From event to deeper meaning
At firs the speaker describes the literal event. She uses imagery to bring to life the story of what happened in the purely physical, objective world.
The bee is bathing in a “galaxy of purple aster” when she accidentally elbows it. They accordion and then they seperate. But here the poem becomes about something else.
“We’re both shaken / by the brokenness of surprise.” This is about more than a woman encountering a bee or wasp. The phrase is about all surprises. It’s strange wording makes me wonder, are we broken by surprise? is a surprise just anything that breaks us? It’s an odd and intriguing way of describing the encounter and it elevates the experience from a singular instance in the garden to a more general meditation on life.
The speaker compares the bee to a lover, which is significant. Once he “lies down in the late July night” all she has left of him is a “raised scar, burning like a silver dollar.”
If we look at this as an emblem of a human relationship, then the raised scar is symbolic of many things. The lingering love, the anger, the hurt, and in this case, the unborn child, “burning like a silver dollar. Seen to with wet tea bags and copper pennies./ the way we try to exorcise toxins.”
Notice the subtle shift here from “I” to “we.” The speaker is telling us that she’s speaking here, not just about herself, but about something that applies to all people. Whenever we get a hurt we try to heal it by removing the substance that is hurting us.
She gives the examples of using tea bags and pennies to try to sooth the wound of the sting, but then she gives other examples, the basin next to the crib and the vaccuum in the guest room. Those two items, a crib and a vaccuum, though used separately, evoke the idea of an abortion. In this way she’s subtly nodding to the themes that she’s brought up earlier in the collection.
Making the metaphor clear
Next she says that when he left she couldn’t recognize herself anymore, and so she takes down the mirrors. This is another way of trying to remove what pains her. Yet, in spite of her own confusion, her body continues to work. Her heart beats, even though this surprises her.
Again, we come back to the body. The body goes on automatically. The heart keeps beating. The body begins to heal.
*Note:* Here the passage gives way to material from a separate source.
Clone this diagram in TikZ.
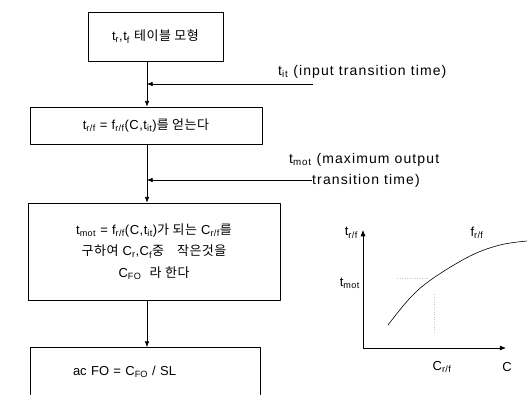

This is what the speaker of the poem discovers - that her body can outlast death - and I think this refers to the death of the child, but also the death of the bee, the death of the relationship, maybe even the death of an old version of herself. By continuing to survive, continuing to let the heart beat, the speaker is able to wait out the injury, and, though it surprises her, she is able to heal.